Volver al origen e intentar encontrar a un culpable sirve de poco y difícilmente solo con el paso de los años algún día lo sabremos. Sin embargo, la pandemia ha confirmado una verdad muy dolorosa: la incompetencia cuesta vidas y arruina economías. El equilibrio entre las dos consecuencias de virus es una utopía, pero la inacción o la improvisación solo han provocado que se agrave el presente y se oscurezca aún más nuestro futuro. Los continuos giros de volante, las decisiones precipitadas, también las consecuencias de nuestros actos y, sobre todo, la incapacidad de los que mandan, han multiplicado los efectos sociales y económicos de un virus que también puede matar de inanición y soledad.
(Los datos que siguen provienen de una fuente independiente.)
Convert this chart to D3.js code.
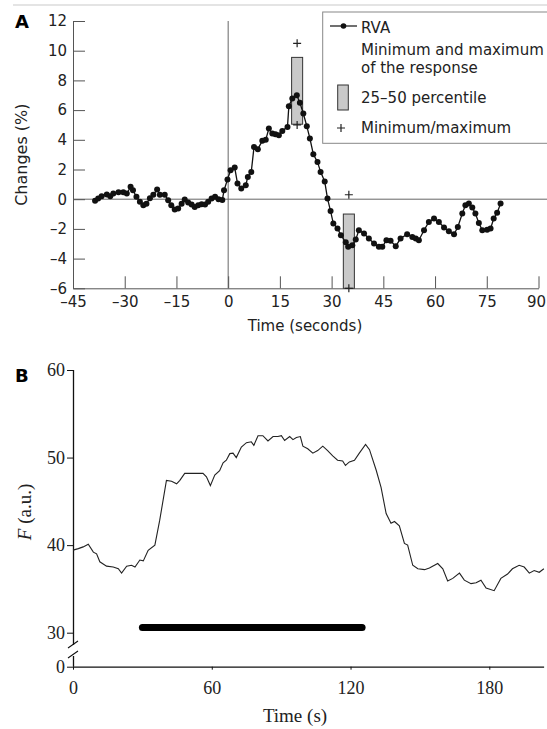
<!DOCTYPE html>
<html>
<head>
<meta charset="utf-8">
<script src="https://cdn.jsdelivr.net/npm/d3@7"></script>
<style>
  body { margin: 0; background: #fff; }
  svg { display: block; }
</style>
</head>
<body>
<div id="chart"></div>
<script>
// panel A : RVA changes (%)
const rvaTime = [-38.6, -37.7, -36.7, -35.2, -34.2, -33.3, -31.8, -30.4, -29.4, -28.3, -27.6, -26.6, -25.6, -24.6, -23.7,
  -22.7, -21.7, -20.6, -19.8, -18.4, -17.4, -16.5, -15.5, -14.5, -13.5, -12.6, -11.6, -10.6, -9.7, -8.7, -7.7, -6.7,
  -5.8, -4.8, -3.8, -2.8, -1.7, -1.2, -0.2, 0.7, 1.9, 2.7, 3.8, 5.1, 5.7, 6.7, 7.5, 8.6, 9.9, 10.9, 11.8, 12.8, 13.7,
  14.7, 15.7, 17.2, 17.6, 18.6, 19.9, 20.8, 21.8, 22.8, 23.7, 24.7, 25.9, 26.8, 28.0, 28.8, 29.7, 30.5, 31.7, 32.7,
  34.1, 34.8, 36.0, 37.0, 37.9, 39.4, 40.8, 42.3, 43.7, 44.7, 45.9, 47.1, 48.6, 50.0, 51.9, 53.4, 54.4, 55.3, 56.8,
  58.2, 59.7, 61.1, 62.6, 64.0, 65.5, 66.6, 67.9, 68.8, 69.8, 70.8, 71.7, 72.7, 73.7, 75.1, 76.1, 77.0, 78.0, 79.0];
const rvaChange = [-0.11, 0.05, 0.2, 0.32, 0.2, 0.38, 0.47, 0.47, 0.38, 0.83, 0.6, 0.16, -0.18, -0.4, -0.3,
  0.07, 0.3, 0.65, 0.3, 0.3, -0.07, -0.4, -0.7, -0.63, -0.3, -0.02, -0.22, -0.36, -0.52, -0.4, -0.34, -0.36,
  -0.18, 0.05, 0.16, 0.0, -0.05, 0.6, 1.33, 1.95, 2.13, 1.06, 0.72, 0.94, 1.5, 1.84, 3.52, 3.37, 3.93, 4.0, 4.76, 4.42, 4.38,
  4.3, 4.6, 4.87, 6.26, 6.78, 7.0, 6.49, 5.77, 4.92, 4.09, 3.03, 2.51, 1.84, 1.2, 0.05, -0.8, -1.64, -1.97, -2.42,
  -2.9, -3.21, -3.1, -2.72, -2.09, -2.31, -2.65, -2.98, -3.21, -3.21, -2.76, -2.8, -3.16, -2.65, -2.36, -2.54, -2.65, -2.76, -2.09,
  -1.53, -1.3, -1.53, -1.91, -2.16, -2.36, -1.87, -0.96, -0.4, -0.29, -0.56, -0.96, -1.6, -2.09, -2.05, -1.98, -1.3, -0.92, -0.29];

// 25-50 percentile boxes and min / max of the response
const boxTime = [20, 35];
const boxLow = [5.05, -6];
const boxHigh = [9.55, -1];
const respMin = [5.0, -6];
const respMax = [10.5, 0.3];

const aXTicks = [-45, -30, -15, 0, 15, 30, 45, 60, 75, 90];
const aYTicks = [-6, -4, -2, 0, 2, 4, 6, 8, 10, 12];
const legendLines = ["RVA", "Minimum and maximum", "of the response", "25\u201350 percentile", "Minimum/maximum"];

// panel B : F (a.u.)
const fTime = [0, 2.3, 4.4, 6.6, 8.8, 10.2, 11.6, 14.5, 17.4, 19.6, 21, 23.2, 25.3, 26.8, 28.9, 30.4, 32.5, 35.4, 37.5,
  40.4, 42.6, 44.8, 46.2, 48.3, 51.2, 54.1, 56.2, 57.7, 59.4, 61.3, 63.4, 64.9, 66.3, 67.8, 69.2, 70.6, 72.8, 75, 77.1,
  78.2, 80, 82.1, 84.3, 86.5, 88.6, 90.1, 91.5, 93.7, 95.1, 96.6, 98.3, 99.4, 101.5, 103.7, 105.8, 108, 110.1, 112.3,
  114.4, 116.6, 117.8, 119.5, 121.7, 123.8, 126.5, 128.2, 131.1, 133.2, 135.4, 137.5, 139, 141.1, 143.3, 144.7, 146.9,
  149.1, 152, 154.1, 157.7, 159.9, 162, 164.2, 167.1, 169.2, 172.1, 174.3, 176.4, 178.6, 182.1, 185, 187.9, 190, 192.9,
  195.1, 197.3, 199.4, 201.6, 203.6];
const fValue = [39.43, 39.6, 39.8, 40.1, 39.2, 39.0, 38.1, 37.6, 37.5, 37.3, 36.8, 37.6, 37.7, 37.5, 38.3, 38.2, 39.4, 40.0, 42.85,
  47.4, 47.3, 47.0, 47.4, 48.2, 48.2, 48.2, 48.2, 47.8, 46.8, 48.0, 48.5, 49.4, 49.7, 50.45, 50.5, 50.0, 51.2, 51.7, 51.8,
  51.4, 52.5, 52.5, 51.9, 52.4, 52.4, 52.5, 51.95, 52.4, 52.05, 52.3, 52.4, 51.3, 51.0, 50.5, 50.8, 51.3, 50.8, 50.2,
  49.7, 49.6, 49.1, 49.5, 49.7, 50.5, 51.5, 50.9, 48.55, 46.6, 43.6, 42.5, 42.7, 42.2, 40.2, 40.0, 37.7,
  37.3, 37.2, 37.4, 37.9, 37.3, 35.9, 36.2, 36.8, 36.0, 35.6, 35.7, 36.0, 35.1, 34.8, 36.2, 36.7, 37.3, 37.7,
  37.5, 36.8, 37.1, 36.9, 37.3];
const stimStart = 30;
const stimEnd = 125;
const stimLevel = 30.6;
const bXTicks = [0, 60, 120, 180];
const bYTicks = [0, 30, 40, 50, 60];

const w = 547, h = 729;
const sans = '"DejaVu Sans", sans-serif';
const serif = '"Liberation Serif", "DejaVu Serif", serif';

const svg = d3.select('#chart').append('svg')
  .attr('width', w)
  .attr('height', h);

// faint rule at the very top
svg.append('line')
  .attr('x1', 13).attr('x2', w).attr('y1', 5).attr('y2', 5)
  .attr('stroke', '#e4e4e4').attr('stroke-width', 2);

// ---------- panel A ----------
const xA = d3.scaleLinear().domain([-45, 90]).range([73, 538.5]);
const yA = d3.scaleLinear().domain([-6, 12]).range([288.3, 21]);
const dash = d => d < 0 ? '\u2013' + Math.abs(d) : String(d);

const gA = svg.append('g');

gA.append('text')
  .attr('x', 15).attr('y', 28)
  .attr('font-family', sans).attr('font-weight', 'bold').attr('font-size', 18)
  .text('A');

// reference lines at t = 0 and 0 %
gA.append('line')
  .attr('x1', xA(0)).attr('x2', xA(0)).attr('y1', yA(12)).attr('y2', yA(-6))
  .attr('stroke', '#666').attr('stroke-width', 1);
gA.append('line')
  .attr('x1', xA(-45)).attr('x2', w).attr('y1', yA(0)).attr('y2', yA(0))
  .attr('stroke', '#666').attr('stroke-width', 1);

const axA_x = gA.append('g')
  .attr('transform', `translate(0,${yA(-6)})`)
  .call(d3.axisBottom(xA).tickValues(aXTicks).tickFormat(dash).tickSizeInner(-12).tickSizeOuter(0).tickPadding(8.5));
const axA_y = gA.append('g')
  .attr('transform', `translate(${xA(-45)},0)`)
  .call(d3.axisLeft(yA).tickValues(aYTicks).tickFormat(dash).tickSizeInner(-12).tickSizeOuter(0).tickPadding(6));
[axA_x, axA_y].forEach(ax => {
  ax.select('.domain').attr('stroke', '#555');
  ax.selectAll('.tick line').attr('stroke', '#555');
  ax.selectAll('.tick text').attr('font-family', sans).attr('font-size', 15).attr('fill', '#222');
});
// keep the last label inside the page
axA_x.selectAll('.tick text').filter(d => d === 90).attr('dx', -2.5);

gA.append('text')
  .attr('x', 305).attr('y', 331)
  .attr('text-anchor', 'middle')
  .attr('font-family', sans).attr('font-size', 15).attr('fill', '#222')
  .text('Time (seconds)');
gA.append('text')
  .attr('transform', `translate(27,${(yA(12) + yA(-6)) / 2}) rotate(-90)`)
  .attr('text-anchor', 'middle')
  .attr('font-family', sans).attr('font-size', 16).attr('fill', '#222')
  .text('Changes (%)');

// percentile boxes
const boxW = 3.2;
gA.selectAll('rect.box')
  .data(boxTime)
  .enter()
  .append('rect')
  .attr('class', 'box')
  .attr('x', d => xA(d - boxW / 2))
  .attr('width', d => xA(d + boxW / 2) - xA(d - boxW / 2))
  .attr('y', (d, i) => yA(boxHigh[i]))
  .attr('height', (d, i) => yA(boxLow[i]) - yA(boxHigh[i]))
  .attr('fill', '#c9c9c9').attr('stroke', '#333').attr('stroke-width', 1);

const plus = (g, x, y) => {
  g.append('path')
    .attr('d', `M${x - 4},${y}H${x + 4}M${x},${y - 4}V${y + 4}`)
    .attr('stroke', '#222').attr('stroke-width', 1.2);
};
boxTime.forEach((t, i) => {
  plus(gA, xA(t), yA(respMax[i]));
  plus(gA, xA(t), yA(respMin[i]));
});

// RVA line + dots
const rva = rvaTime.map((t, i) => [t, rvaChange[i]]);
gA.append('path')
  .datum(rva)
  .attr('d', d3.line().x(d => xA(d[0])).y(d => yA(d[1])))
  .attr('fill', 'none').attr('stroke', '#111').attr('stroke-width', 1.3);
gA.selectAll('circle.rva')
  .data(rva)
  .enter()
  .append('circle')
  .attr('class', 'rva')
  .attr('cx', d => xA(d[0]))
  .attr('cy', d => yA(d[1]))
  .attr('r', 3)
  .attr('fill', '#111');

// legend
const lg = gA.append('g');
lg.append('rect')
  .attr('x', 322.7).attr('y', 12).attr('width', 240).attr('height', 131.3)
  .attr('fill', '#fff').attr('stroke', '#888').attr('stroke-width', 1);
lg.append('line')
  .attr('x1', 330).attr('x2', 357).attr('y1', 26).attr('y2', 26)
  .attr('stroke', '#111').attr('stroke-width', 1.2);
lg.append('circle').attr('cx', 343.5).attr('cy', 26).attr('r', 2.8).attr('fill', '#111');
lg.append('rect')
  .attr('x', 337.7).attr('y', 85).attr('width', 10.6).attr('height', 25)
  .attr('fill', '#c9c9c9').attr('stroke', '#333').attr('stroke-width', 1);
plus(lg, 341, 128);
const legendY = [33, 55, 73, 103, 133];
lg.selectAll('text')
  .data(legendLines)
  .enter()
  .append('text')
  .attr('x', 361)
  .attr('y', (d, i) => legendY[i])
  .attr('font-family', sans).attr('font-size', 15).attr('fill', '#222')
  .text(d => d);

// ---------- panel B ----------
const xB = d3.scaleLinear().domain([0, 180]).range([73, 489.3]);
const yB = d3.scaleLinear().domain([0, 30, 60]).range([666.7, 632.7, 370]);

const gB = svg.append('g');

gB.append('text')
  .attr('x', 15).attr('y', 382)
  .attr('font-family', sans).attr('font-weight', 'bold').attr('font-size', 18)
  .text('B');

const axB_x = gB.append('g')
  .attr('transform', `translate(0,${yB(0)})`)
  .call(d3.axisBottom(xB).tickValues(bXTicks).tickSizeInner(3).tickSizeOuter(0).tickPadding(12));
axB_x.select('.domain').attr('d', `M${xB(0)},0.5H${xB(203.7)}`);

const axB_y = gB.append('g')
  .attr('transform', `translate(${xB(0)},0)`)
  .call(d3.axisLeft(yB).tickValues(bYTicks).tickSizeInner(6).tickSizeOuter(0).tickPadding(2));
// broken y axis between 0 and 30
axB_y.select('.domain').attr('d', `M0.5,${yB(60)}V645M0.5,656V${yB(0)}`);
[axB_x, axB_y].forEach(ax => {
  ax.select('.domain').attr('stroke', '#111').attr('stroke-width', 1.3);
  ax.selectAll('.tick line').attr('stroke', '#111');
  ax.selectAll('.tick text').attr('font-family', serif).attr('font-size', 18).attr('fill', '#222');
});
gB.append('path')
  .attr('d', 'M68,648L78,641M68,658L78,651')
  .attr('stroke', '#111').attr('stroke-width', 1.1).attr('fill', 'none');

gB.append('text')
  .attr('x', 295).attr('y', 722)
  .attr('text-anchor', 'middle')
  .attr('font-family', serif).attr('font-size', 19).attr('fill', '#222')
  .text('Time (s)');
const yLab = gB.append('text')
  .attr('transform', 'translate(31,512) rotate(-90)')
  .attr('text-anchor', 'middle')
  .attr('font-family', serif).attr('font-size', 19).attr('fill', '#222');
yLab.append('tspan').attr('font-style', 'italic').text('F');
yLab.append('tspan').text(' (a.u.)');

// stimulus bar
gB.append('line')
  .attr('x1', xB(stimStart)).attr('x2', xB(stimEnd))
  .attr('y1', yB(stimLevel)).attr('y2', yB(stimLevel))
  .attr('stroke', '#000').attr('stroke-width', 7).attr('stroke-linecap', 'round');

// F trace
gB.append('path')
  .datum(fTime.map((t, i) => [t, fValue[i]]))
  .attr('d', d3.line().x(d => xB(d[0])).y(d => yB(d[1])))
  .attr('fill', 'none').attr('stroke', '#222').attr('stroke-width', 1.1);
</script>
</body>
</html>
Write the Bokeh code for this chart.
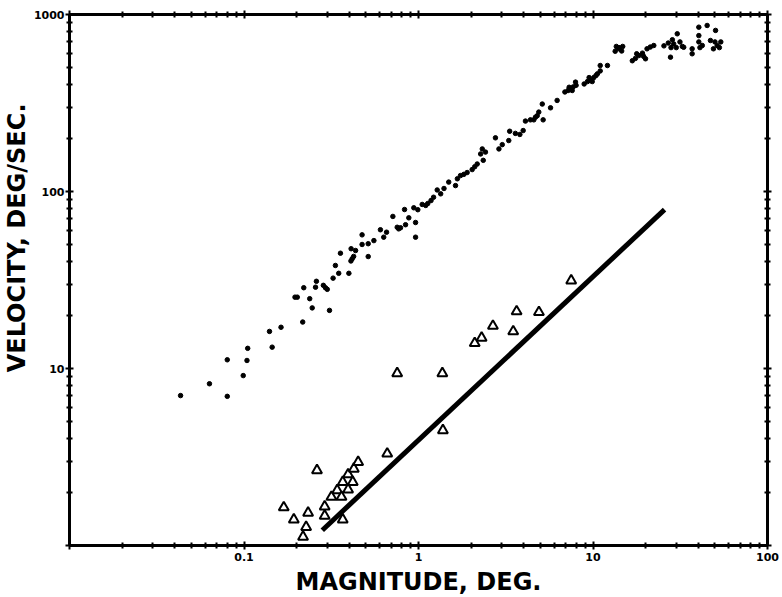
import math
from bokeh.plotting import figure
from bokeh.models import LogAxis, FixedTicker, Title, Range1d
from bokeh.embed import file_html
from bokeh.resources import INLINE

# ---- data ----
dot_x = [0.0433, 0.0634, 0.0802, 0.0802, 0.099, 0.104, 0.105, 0.145, 0.140, 0.163,
         0.217, 0.202, 0.196, 0.220, 0.238, 0.246, 0.257, 0.260, 0.293, 0.285,
         0.300, 0.309, 0.324, 0.334, 0.357, 0.349, 0.399, 0.417, 0.425, 0.410,
         0.436, 0.515,
         0.411, 0.475, 0.475, 0.515, 0.555, 0.605, 0.632, 0.656, 0.713, 0.755,
         0.77, 0.789, 0.843, 0.880, 0.832, 0.962, 0.962, 0.940, 0.991, 1.05,
         1.10, 1.13, 1.18, 1.22, 1.28, 1.34, 1.40, 1.49, 1.63, 1.67,
         1.74, 1.82, 1.90, 2.03, 2.10, 2.17, 2.27, 2.32, 2.35, 2.42,
         2.76, 2.89, 3.02, 3.29, 3.33, 3.59, 3.81, 3.98, 4.10, 4.38,
         4.68, 4.89,
         4.58, 4.79, 5.18, 5.12, 5.71, 6.23,
         6.9, 7.2, 7.43, 7.7, 8.0, 7.6, 7.3, 7.94,
         8.9, 9.3, 9.68, 10.1, 10.4, 9.5, 9.9, 10.6, 11.0,
         11.0, 12.1,
         13.4, 14.1, 14.8, 13.6, 14.6, 14.1,
         16.8, 17.5, 18.3, 19.2, 20.4, 21.3, 22.3, 17.8, 19.5, 20.0,
         25.5, 27.0, 28.5, 29.0, 30.4, 30.0, 31.5, 32.5, 27.8, 33.1, 28.0,
         37.0, 37.0, 40.4, 40.4, 40.4, 41.0, 45.1, 42.3, 50.4, 47.1,
         51.5, 49.0, 54.0, 53.0, 50.0]
dot_y = [7.03, 8.2, 6.96, 11.2, 9.12, 11.1, 13.0, 13.2, 16.2, 17.1,
         18.3, 25.3, 25.3, 28.6, 24.8, 22.0, 28.8, 31.1, 28.6, 29.5,
         28.0, 21.3, 32.4, 38.2, 44.8, 34.5, 34.5, 41.7, 43.0, 40.5,
         46.4, 42.9,
         47.5, 56.9, 50.2, 50.7, 52.8, 60.8, 55.2, 58.9, 72.3, 62.8,
         61.5, 62.4, 64.9, 71.0, 79.1, 55.2, 66.8, 80.9, 78.9, 84.5,
         83.4, 85.5, 88.9, 92.8, 102, 97, 104, 113, 108, 118,
         123, 125, 128, 133, 138, 143, 163, 174, 150, 167,
         201, 174, 184, 194, 219, 213, 210, 221, 250, 254,
         263, 281,
         254, 268, 254, 312, 297, 327,
         365, 372, 380, 390, 398, 372, 388, 415,
         405, 418, 424, 440, 452, 440, 418, 462, 480,
         515, 515,
         620, 640, 660, 660, 622, 650,
         548, 565, 586, 605, 640, 655, 668, 600, 580, 562,
         665, 690, 720, 682, 778, 650, 700, 660, 574, 653, 650,
         600, 640, 848, 760, 700, 650, 867, 668, 813, 713,
         668, 640, 700, 650, 700]

tri_x = [0.169, 0.193, 0.233, 0.227, 0.218, 0.262, 0.290, 0.290, 0.317, 0.342,
         0.362, 0.368, 0.395, 0.395, 0.420, 0.426, 0.451, 0.368, 0.662, 1.38,
         0.755, 1.37, 2.10, 2.30, 2.67, 3.49, 3.65, 4.90, 7.50]
tri_y = [1.64, 1.40, 1.53, 1.27, 1.12, 2.66, 1.66, 1.47, 1.88, 2.05,
         1.88, 2.28, 2.07, 2.52, 2.28, 2.71, 2.96, 1.40, 3.30, 4.47,
         9.40, 9.40, 13.9, 14.9, 17.4, 16.2, 21.0, 20.8, 31.4]

fit_x = [0.281, 25.7]
fit_y = [1.22, 79.0]

x_ticks = [0.01, 0.1, 1, 10, 100]
x_tick_labels = ["", "0.1", "1", "10", "100"]
y_ticks = [1, 10, 100, 1000]
y_tick_labels = ["", "10", "100", "1000"]

x_minor = [m * 10.0 ** e for e in range(-2, 2) for m in range(2, 10)]
y_minor = [m * 10.0 ** e for e in range(0, 3) for m in range(2, 10)]

FONT = "DejaVu Sans"

p = figure(x_axis_type="log", y_axis_type="log",
           x_range=Range1d(0.01, 100), y_range=Range1d(1, 1000),
           frame_width=698, frame_height=531,
           min_border_left=60, min_border_right=13, min_border_top=14, min_border_bottom=50,
           output_backend="svg", toolbar_location=None,
           background_fill_color="white", border_fill_color="white")
p.xgrid.visible = False
p.ygrid.visible = False
p.outline_line_color = None

bottom = p.below[0]
left = p.left[0]


def style_axis(ax, ticks, minor, labels, show_labels, standoff=3):
    ax.ticker = FixedTicker(ticks=ticks, minor_ticks=minor)
    ax.major_label_overrides = {t: (l if show_labels else "") for t, l in zip(ticks, labels)}
    ax.axis_line_width = 3
    ax.axis_line_color = "black"
    ax.major_tick_line_width = 2
    ax.minor_tick_line_width = 2
    ax.major_tick_line_color = "black"
    ax.minor_tick_line_color = "black"
    ax.major_tick_in = 4
    ax.major_tick_out = 4
    ax.minor_tick_in = 3
    ax.minor_tick_out = 3
    ax.major_label_text_font = FONT
    ax.major_label_text_font_style = "bold"
    ax.major_label_text_color = "black"
    ax.major_label_text_font_size = "11px" if show_labels else "0px"
    ax.major_label_standoff = standoff


style_axis(bottom, x_ticks, x_minor, x_tick_labels, True)
style_axis(left, y_ticks, y_minor, y_tick_labels, True, standoff=1)

top = LogAxis()
style_axis(top, x_ticks, x_minor, x_tick_labels, False)
p.add_layout(top, "above")
right = LogAxis()
style_axis(right, y_ticks, y_minor, y_tick_labels, False)
p.add_layout(right, "right")

bottom.axis_label = "MAGNITUDE, DEG."
bottom.axis_label_text_font = FONT
bottom.axis_label_text_font_style = "bold"
bottom.axis_label_text_font_size = "24px"
bottom.axis_label_text_color = "black"
bottom.axis_label_standoff = 4

ytitle = Title(text="VELOCITY, DEG/SEC.", align="right", offset=89,
               text_font=FONT, text_font_style="bold", text_font_size="24px",
               text_color="black", standoff=0)
p.add_layout(ytitle, "left")

p.line(fit_x, fit_y, line_width=5, line_color="black")
p.scatter(dot_x, dot_y, size=4.5, color="black")
p.scatter(tri_x, tri_y, marker="triangle", size=10, fill_color="white",
          line_color="black", line_width=2)

open("out.html", "w").write(file_html(p, INLINE))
El penúltimo ejemplo del desconcierto ha sido el caso de la ley que regula el uso de las mascarillas. Lo anecdótico se convierte en batalla cuando parecía un debate superado. Los ciudadanos han normalizado las cifras de sus muertos y han asumido la precarización de sus vidas; pero, aunque las mascarillas tapen las bocas, nunca silenciarán.